William Fullarton

Personal information
- Date of birth: 1882
- Place of birth: Ardrossan, Scotland
- Position: Centre-half

Senior career*
- Years: Team / Apps / (Gls)
- Vale of Leven
- Queen's Park
- 1903–1905: Sunderland / 31 / (1)
- 1905–1906: Nottingham Forest / 20 / (0)

Managerial career
- 1906–1907: Plymouth Argyle

= William Fullarton (footballer) =

Scottish footballer and manager

William M. Fullarton (1882–?) was a Scottish association football player active prior to the First World War who played primarily as a centre-half and made over fifty appearances in The Football League. He also spent one season as manager of Plymouth Argyle.

==Playing career==
Born in Ardrossan, Fullarton began his career in Scotland, playing for Vale of Leven and Queen's Park. In 1903 he moved south to join Sunderland of the Football League First Division. Over the next two seasons he made 31 League appearances for the club, scoring a single goal. In 1905 he moved to another First Division club, Nottingham Forest, for a fee of £500, making a further twenty League starts.

==Management career==
In 1906, he joined Plymouth Argyle as manager. Although Argyle wanted to sign him as a player, Forest refused to release his registration. According to the Plymouth Argyle 1906–1907 handbook: "The loss of Bob Jack was to many the loss not only of an attractive player at his best, but also of a personal friend. His successor is W.H. Fullarton, late of Notts Forest. For his transfer £500 was paid to Sunderland by the Foresters, and the Midland Club's directorate was not at all pleased to learn that Fullarton was coming West. For a centre half he is the man who would be most acceptable to Notts Forest just now. That fact probably inspires the policy which is being pursued by Notts in refusing their consent for Fullarton to play for Plymouth. While he is at liberty to manage the side there is an objection to his lending it actual assistance on the field. At the time of writing, however, there were hopes that the difficulty might be removed. In any case, if Fullarton proves a first-class manager, as it is believed he will, the club will be extremely fortunate in having retained him."

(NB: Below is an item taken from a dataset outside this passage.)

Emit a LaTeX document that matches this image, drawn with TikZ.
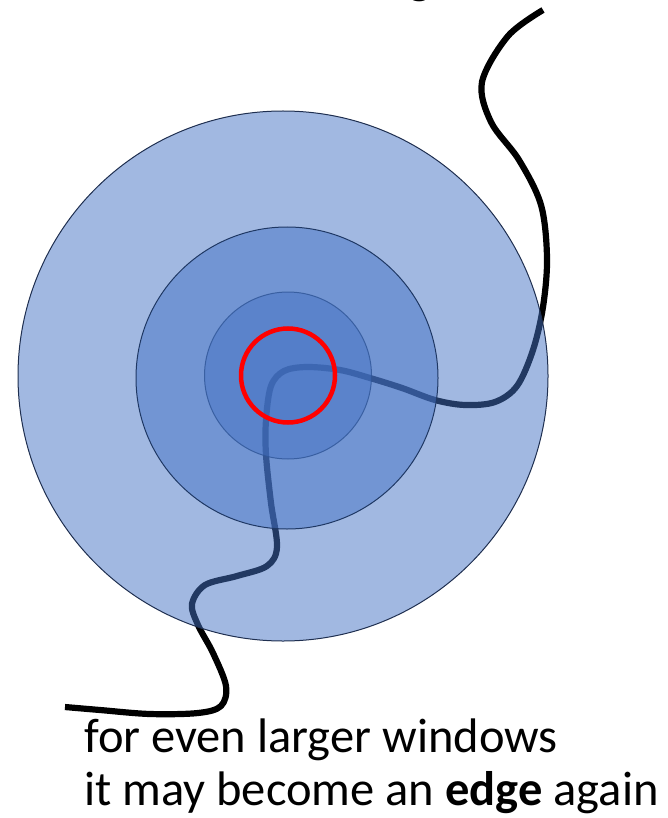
\documentclass[tikz,border=0pt]{standalone}
\usepackage{fontspec}
\setmainfont{Carlito}
\definecolor{ppblue}{HTML}{4472C4}
\definecolor{ringA}{HTML}{1F2F50}
\definecolor{ringB}{HTML}{1F3864}
\definecolor{ringC}{HTML}{2F5597}
\tikzset{
  layer/.style={circle, inner sep=0pt, fill=ppblue, fill opacity=0.5},
  wire/.style={line width=6.2pt, black, line join=round},
  caption/.style={anchor=base west, inner sep=0pt, font=\fontsize{48.5}{57}\selectfont},
}
\begin{document}
\begin{tikzpicture}[x=1pt,y=-1pt]
\useasboundingbox (0,0) rectangle (667,818);
\begin{scope}
\clip (0,0) rectangle (667,818);
% cut-off text fragments at the top edge
\node[caption] (frA) at (54,-6) {(};
\node[caption] (frB) at (408,-6) {g};
% the curve (under the semi-transparent windows)
\coordinate (ctop) at (543,10);
\coordinate (cbot) at (65,707);
\draw[wire] plot[smooth, tension=0.55] coordinates {
 (543,10) (508,36) (482,82) (491,122) (519,160) (541,205) (547,258)
 (543,307) (533,350) (517,386) (495,402) (465,405) (435,400) (402,388)
 (370,378) (340,370) (307,367) (284,371) (271,386) (266,420) (266,455)
 (271,503) (277,547) (267,566) (237,576) (205,585) (192,604) (198,625)
 (213,653) (226,686) (221,706) (198,713) (150,714) (100,710) (65,707)};
% windows
\node[layer, minimum size=530pt, draw=ringA, line width=1pt] (big) at (283,376) {};
\node[layer, minimum size=302pt, draw=ringB, line width=1pt] (mid) at (287,378) {};
\node[layer, minimum size=167pt, draw=ringC, draw opacity=0.8, line width=1pt] (small) at (288,375.5) {};
\node[layer, minimum size=98pt, fill opacity=0.3] (core) at (288,375.5) {};
\node[circle, inner sep=0pt, minimum size=94pt, draw=red, line width=4.5pt] (redc) at (288,375.5) {};
% caption
\node[caption] (l1) at (84,752) {for even larger windows};
\node[caption] (l2) at (84,805) {it may become an \textbf{edge} again};
\end{scope}
\end{tikzpicture}
\end{document}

He led the team for one season, guiding them to a disappointing 15th-place finish in the Southern Football League. Fullarton was also responsible for signing a number of players, including Herbert Swann.

At the end of the 1906–07 season, the board of the club decided not only to dispense with Fullerton, but to do without a manager altogether. The team was run by a management committee for three seasons before Bob Jack began his long and illustrious second spell with the Pilgrims. Nothing is known about Fullerton's life or career after he left Home Park.

==Family==
His brother David played for Plymouth in the Southern League and then moved on to New Brompton.